Find the limit $\lim_{(x,y,z)\to(0,0,0)}\frac{xy+xz+yz}{x^2+y^2+z^2}$ Find the limit if it exists
$$\lim_{(x,y,z)\to(0,0,0)}\frac{xy+xz+yz}{x^2+y^2+z^2}$$
 A: Hint: Consider the limit along the paths $t \mapsto (t,t,t)$ and $t\mapsto (t,0,0)$.
A: It is an overkill for sure, but since the quadratic form associated with $xy+xz+yz$ has zero trace, there is a positive eigenvalue and a negative eigenvalue too, so the ratio is positive along a direction and negative along a different direction, and the limit cannot exist.
A: Once consider x=t and y=t and z=t and then x=t and y=t and z=2t.
In first case limit is 1 and in second case 5/6.So limit does not exist.

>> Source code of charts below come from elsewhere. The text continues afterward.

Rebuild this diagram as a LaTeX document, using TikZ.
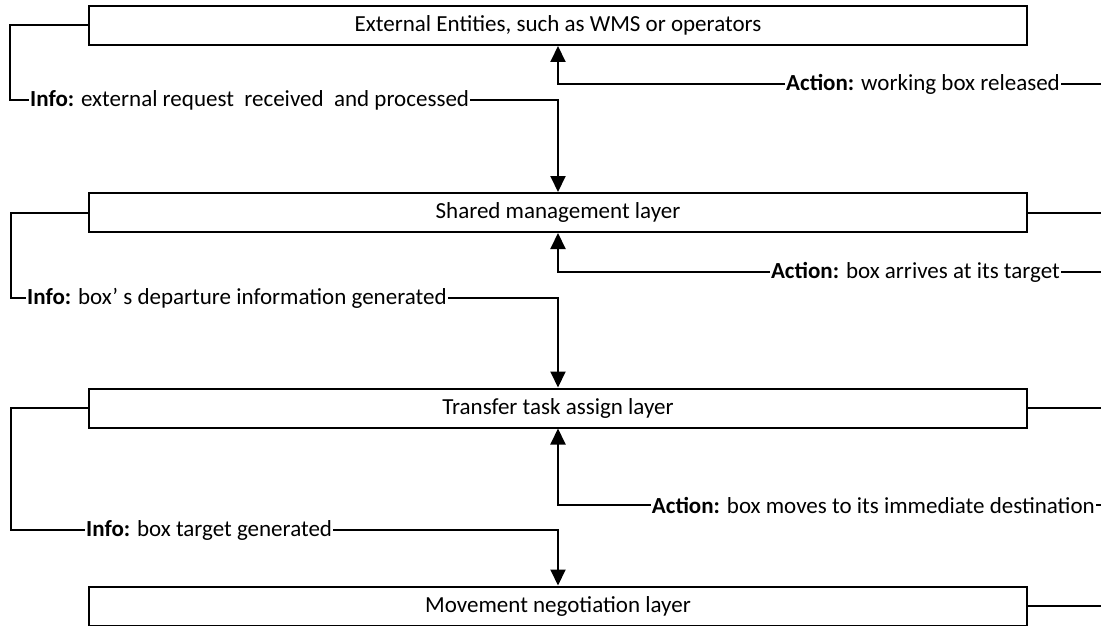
\documentclass[tikz,border=0pt]{standalone}
\usepackage{fontspec}
\setmainfont{Carlito}
\usetikzlibrary{arrows.meta}
\begin{document}
\begin{tikzpicture}[x=1pt,y=-1pt,
  every node/.style={font=\fontsize{23}{27}\selectfont},
  layer/.style={draw, line width=2pt, minimum width=938pt, minimum height=39pt, inner sep=0pt},
  msg/.style={inner sep=1pt},
  conn/.style={line width=2pt},
  flow/.style={conn, -{Triangle[width=15pt,length=16pt]}}]
\useasboundingbox (0,0) rectangle (1101,626);

% the four layers
\node[layer] (b1) at (558,25.5) {External Entities, such as WMS or operators};
\node[layer] (b2) at (558,212.5) {Shared management layer};
\node[layer] (b3) at (558,408) {Transfer task assign layer};
\node[layer] (b4) at (558,606) {Movement negotiation layer};

% downward information messages
\node[msg, anchor=west] (i1) at (29,100) {\textbf{Info:} external request\ \ received\ \ and processed};
\node[msg, anchor=west] (i2) at (26,298) {\textbf{Info:} box' s departure information generated};
\node[msg, anchor=west] (i3) at (85,530) {\textbf{Info:} box target generated};

% upward action messages
\node[msg, anchor=east] (a1) at (1061,84) {\textbf{Action:} working box released};
\node[msg, anchor=east] (a2) at (1061,272) {\textbf{Action:} box arrives at its target};
\node[msg, anchor=east] (a3) at (1096,505) {\textbf{Action:} box moves to its immediate destination};

% free ends at the right margin
\coordinate (r1) at (1101,84);
\coordinate (r2) at (1101,272);
\coordinate (r3) at (1101,505);
\coordinate (e2) at (1101,212.5);
\coordinate (e3) at (1101,408);
\coordinate (e4) at (1101,606);

% information paths: from a layer, round the left side, down into the next layer
\draw[conn] (b1.west) -- ++(-78,0) |- (i1.west);
\draw[flow] (i1.east) -| (b2.north);
\draw[conn] (b2.west) -- ++(-77,0) |- (i2.west);
\draw[flow] (i2.east) -| (b3.north);
\draw[conn] (b3.west) -- ++(-77,0) |- (i3.west);
\draw[flow] (i3.east) -| (b4.north);

% action paths: from the right margin, up into the layer above
\draw[conn] (r1) -- (a1.east);
\draw[flow] (a1.west) -| (b1.south);
\draw[conn] (r2) -- (a2.east);
\draw[flow] (a2.west) -| (b2.south);
\draw[conn] (r3) -- (a3.east);
\draw[flow] (a3.west) -| (b3.south);

% layer outputs to the right
\draw[conn] (b2.east) -- (e2);
\draw[conn] (b3.east) -- (e3);
\draw[conn] (b4.east) -- (e4);
\end{tikzpicture}
\end{document}
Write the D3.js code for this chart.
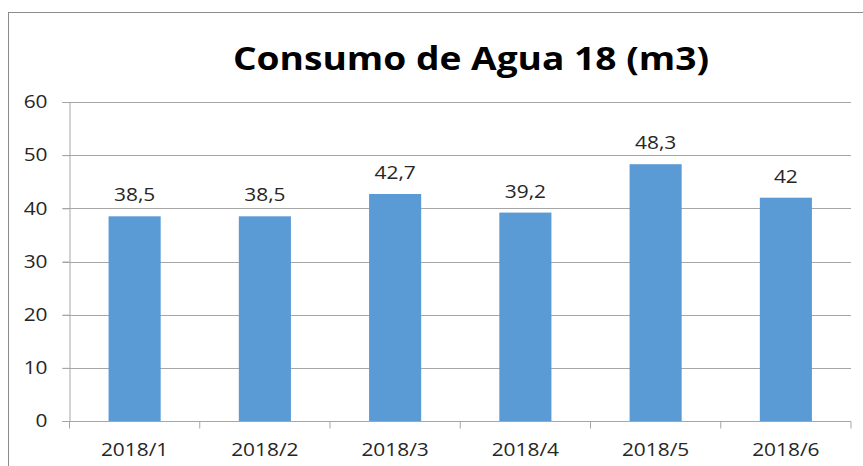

A: Let's see the limit in the plane $z=0$. So,
\begin{align*}
     \lim_{(x, y, z)\rightarrow (0,0,0)} \frac{xy + yz + xz}{x^2 + y^2 + z^2} &= \lim_{(x, y) \rightarrow (0,0)} \frac{xy} {x^2 + y^2}
\end{align*}
Now analyzing by paths, we have to take the path $y=mx$, with $m>0$.
\begin{align*}
\require{cancel}
     \lim_{(x, y)\rightarrow (0,0)} \frac{xy}{x^2 + y^2} &= \lim_{x\rightarrow 0} \frac{mx^2}{x^2 + m^2x^2}\\
     & = \lim_{x\rightarrow 0} \frac{mx^2}{x^2(1 + m^2)}\\
     & = \lim_{x\rightarrow 0} \frac{m\cancel{x^2}}{\cancel{x^2}(1 + m^2)}\\
     & = \frac{m}{1 + m^2}.
\end{align*}
The above tells us that the limit is not unique, because it varies according to the value that $m$ takes. Therefore the limit $\displaystyle \lim_{(x, y, z) \rightarrow (0,0,0)}\frac{xy + yz + xz}{x^2 + y^2 + z^2}$ does not exist.
A: The $x^2+y^2+z^2$ in the denominator is a dead giveaway to switch to spherical coordinates. The $r$'s will cancel leaving you with a trigonometric expression you can use identities to simplify. 

 You will find you won't be able to get rid of the dependency on the polar and azimuth angles, which means that the limit doesn't exist, as its value depends on the trajectory you approach the origin on.